Different Perspectives
South Korean financial markets
South Korean financial markets
South Korea, which imports virtually all its crude oil, is absorbing the war's economic transmission most acutely among non-belligerents. The second KOSPI circuit breaker in four sessions — with Samsung down over 10% and SK Hynix down 12.3% — reflects an industrial economy unable to reprice energy costs that have risen 72% in ten days. The market response indicates Korean industry cannot sustain oil above $100 per barrel without margin compression across manufacturing, semiconductors, and shipping.
Migrant worker communities in the Gulf
Migrant worker communities in the Gulf
The first confirmed civilian deaths in Saudi Arabia — one Indian and one Bangladeshi killed, twelve Bangladeshis wounded — fell on communities with no voice in the military decisions that placed them in harm's way. Migrant workers live near military installations because that housing is affordable, not by choice. Bangladesh and India face the dilemma of needing to protect nationals who cannot easily leave a war zone while depending on Gulf remittances that fund a substantial share of their domestic economies.
Azerbaijan — President Ilham Aliyev
Azerbaijan — President Ilham Aliyev
Aliyev treats the Nakhchivan strikes as a direct act of war against Azerbaijani sovereignty, placing armed forces on full combat readiness and demanding an Iranian explanation.

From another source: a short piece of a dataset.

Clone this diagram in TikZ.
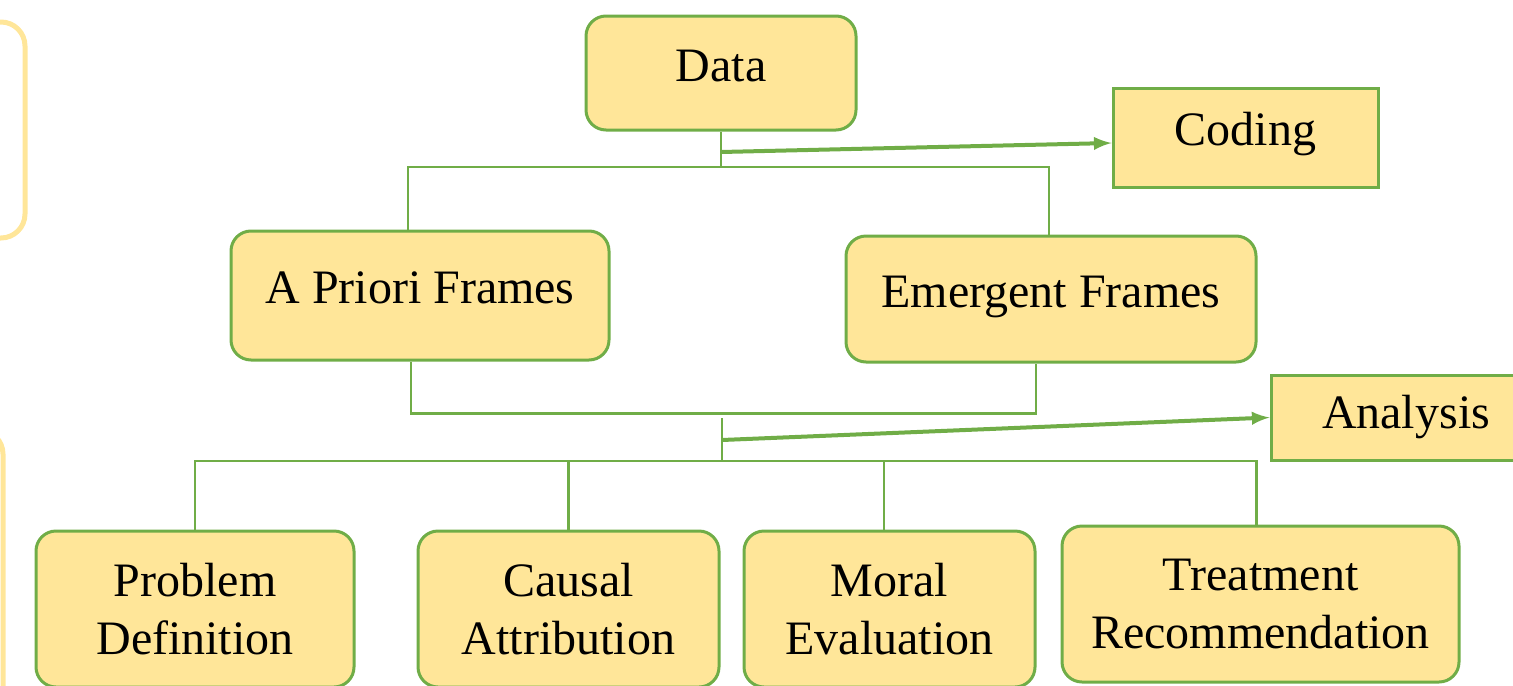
\documentclass[tikz,border=0pt]{standalone}
\usepackage{fontspec}
\setmainfont{Liberation Serif}
\definecolor{boxfill}{HTML}{FFE699}
\definecolor{boxline}{HTML}{70AD47}

\begin{document}
\begin{tikzpicture}[x=0.5pt, y=-0.5pt,
  frame/.style={draw=boxline, fill=boxfill, line width=1.5pt, rounded corners=10pt,
    align=center, inner sep=0pt, font=\fontsize{24}{29}\selectfont},
  raised/.style={text height=16pt, text depth=8pt},
  step box/.style={frame, rounded corners=0pt},
  link/.style={draw=boxline, line width=1.4pt},
  flow/.style={draw=boxline, line width=2pt, -latex}]
  \useasboundingbox (0,0) rectangle (1513,685);

  % faint boxes cut off at the left edge
  \draw[boxfill, line width=2.5pt, rounded corners=12pt] (-200,22) rectangle (25,238);
  \draw[boxfill, line width=2.5pt, rounded corners=12pt] (-200,430) rectangle (3,800);

  \node[frame, raised, minimum width=135pt, minimum height=57pt] (data) at (721,73) {Data};
  \node[step box, raised, minimum width=132.5pt, minimum height=49.5pt] (coding) at (1245.5,137.5) {Coding};
  \node[frame, raised, minimum width=189pt, minimum height=64.5pt] (apriori) at (420,295.5) {A Priori Frames};
  \node[frame, raised, minimum width=205pt, minimum height=63pt] (emergent) at (1051,299) {Emergent Frames};
  \node[step box, minimum width=135pt, minimum height=42.5pt] (analysis) at (1406,417.5) {Analysis};

  \node[frame, minimum width=159pt, minimum height=78pt] (problem) at (195,609) {Problem\\Definition};
  \node[frame, minimum width=150.5pt, minimum height=78pt] (causal) at (568.5,609) {Causal\\Attribution};
  \node[frame, minimum width=145.5pt, minimum height=78pt] (moral) at (889.5,609) {Moral\\Evaluation};
  \node[frame, minimum width=198.5pt, minimum height=78pt] (treatment) at (1260.5,604) {Treatment\\Recommendation};

  \coordinate (dj) at (721,167);
  \coordinate (ds) at (721,152);
  \coordinate (at) at (722,418);
  \coordinate (as) at (722,440);
  \coordinate (bj) at (722,461);

  % data splits into the two frame types
  \draw[link] (data.south) -- (dj);
  \draw[link] ([xshift=-6pt]apriori.north) |- (dj) -| ([xshift=-1pt]emergent.north);
  \draw[flow] (ds) -- ([yshift=-2.75pt]coding.west);

  % frames join again
  \draw[link] ([xshift=-4.5pt]apriori.south) -- ++(0,52) -| ([xshift=-7.5pt]emergent.south);
  \draw[link] (at) -- (bj);
  \draw[flow] (as) -- (analysis.west);

  % the four frame functions
  \draw[link] (problem.north) |- (bj) -| ([xshift=-2pt]treatment.north);
  \draw[link] (causal.north) -- (causal.north |- bj);
  \draw[link] ([xshift=-2.75pt]moral.north) -- ([xshift=-2.75pt]moral.north |- bj);
\end{tikzpicture}
\end{document}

The response is calibrated to maximise international sympathy while stopping short of military retaliation — Baku cannot fight Iran alone and needs either Turkish or NATO backing to credibly deter further strikes.
Oil-importing nations (Japan, South Korea, India)
Oil-importing nations (Japan, South Korea, India)
The Hormuz closure is an existential threat. Japan, South Korea, and India receive the majority of their crude through the strait — they will bear the heaviest economic cost of a war they had no part in.
Global South governments (Indonesia, Brazil, South Africa)
Global South governments (Indonesia, Brazil, South Africa)
Neutrality was possible when the targets were military. 148 dead schoolgirls made it impossible — no government can explain that away to its own citizens.
Turkey
Turkey
Has absorbed three Iranian ballistic missile interceptions since 4 March without invoking NATO Article 5 consultation. Each incident narrows Ankara's political room to continue absorbing without Alliance-level response.